• _Task description_: Return precisely the span of lines from the top of the material below to the line containing "const yTicks = [0, 10, 20, 30, 40, 50, 60];", both included. Pictures are excluded.
━━━ Given material ━━━
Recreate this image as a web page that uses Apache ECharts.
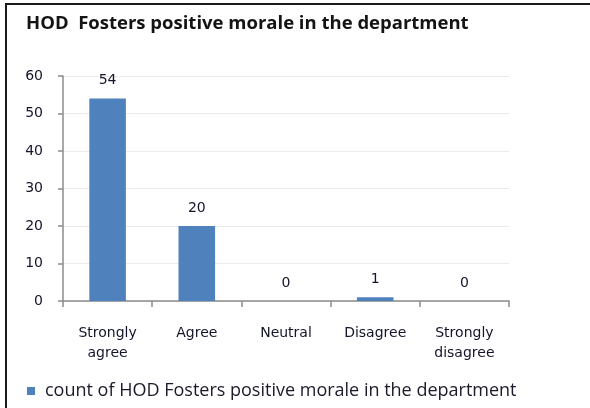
<!DOCTYPE html>
<html><head><meta charset="utf-8">
<script src="https://cdn.jsdelivr.net/npm/echarts@6/dist/echarts.min.js"></script>
<style>html,body{margin:0;padding:0;background:#fff}#c{width:590px;height:408px}</style>
</head><body><div id="c"></div>
<script>
const titleText = 'HOD  Fosters positive morale in the department';
const categories = ['Strongly\nagree', 'Agree', 'Neutral', 'Disagree', 'Strongly\ndisagree'];
const seriesName = 'count of HOD Fosters positive morale in the department';
const values = [54, 20, 0, 1, 0];
const yTicks = [0, 10, 20, 30, 40, 50, 60];

const chart = echarts.init(document.getElementById('c'));
chart.setOption({
  animation: false,
  graphic: [{
    type: 'rect', shape: {x: 6, y: 4, width: 700, height: 600},
    style: {fill: 'none', stroke: '#1a1a1a', lineWidth: 2}, z: 100
  }],
  title: {
    text: titleText, left: 21, top: 9,
    textStyle: {fontFamily: 'Open Sans', fontWeight: 'bold', fontSize: 18.5, color: '#141414'}
  },
  legend: {
    data: [seriesName], left: 22, top: 377, itemWidth: 8, itemHeight: 8,
    icon: 'rect',
    textStyle: {fontFamily: 'Open Sans', fontSize: 18, color: '#1a1a2a', padding: [0, 0, 0, 5]}
  },
  grid: {left: 63, right: 81, top: 76, bottom: 107},
  xAxis: {
    type: 'category', data: categories,
    axisLine: {lineStyle: {color: '#8c8c8c', width: 1.5}},
    axisTick: {show: true, length: 6, lineStyle: {color: '#8c8c8c', width: 1.5}},
    axisLabel: {fontFamily: 'DejaVu Sans', fontSize: 14, color: '#14142a', margin: 22, lineHeight: 20, interval: 0}
  },
  yAxis: {
    type: 'value', min: yTicks[0], max: yTicks[yTicks.length - 1], interval: 10,
    axisLine: {show: true, lineStyle: {color: '#8c8c8c', width: 1.5}},
    axisTick: {show: true, length: 5, lineStyle: {color: '#8c8c8c', width: 1.5}},
    axisLabel: {fontFamily: 'DejaVu Sans', fontSize: 14, color: '#14142a', margin: 20},
    splitLine: {lineStyle: {color: '#ebebeb', width: 1}}
  },
  series: [{
    name: seriesName, type: 'bar', data: values, barWidth: '41%',
    itemStyle: {color: '#4F81BD'},
    label: {show: true, position: 'top', distance: 11, fontFamily: 'DejaVu Sans', fontSize: 14, color: '#14142a'}
  }]
});
</script></body></html>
━━━
• _Answer to this exercise_:
Recreate this image as a web page that uses Apache ECharts.
<!DOCTYPE html>
<html><head><meta charset="utf-8">
<script src="https://cdn.jsdelivr.net/npm/echarts@6/dist/echarts.min.js"></script>
<style>html,body{margin:0;padding:0;background:#fff}#c{width:590px;height:408px}</style>
</head><body><div id="c"></div>
<script>
const titleText = 'HOD  Fosters positive morale in the department';
const categories = ['Strongly\nagree', 'Agree', 'Neutral', 'Disagree', 'Strongly\ndisagree'];
const seriesName = 'count of HOD Fosters positive morale in the department';
const values = [54, 20, 0, 1, 0];
const yTicks = [0, 10, 20, 30, 40, 50, 60];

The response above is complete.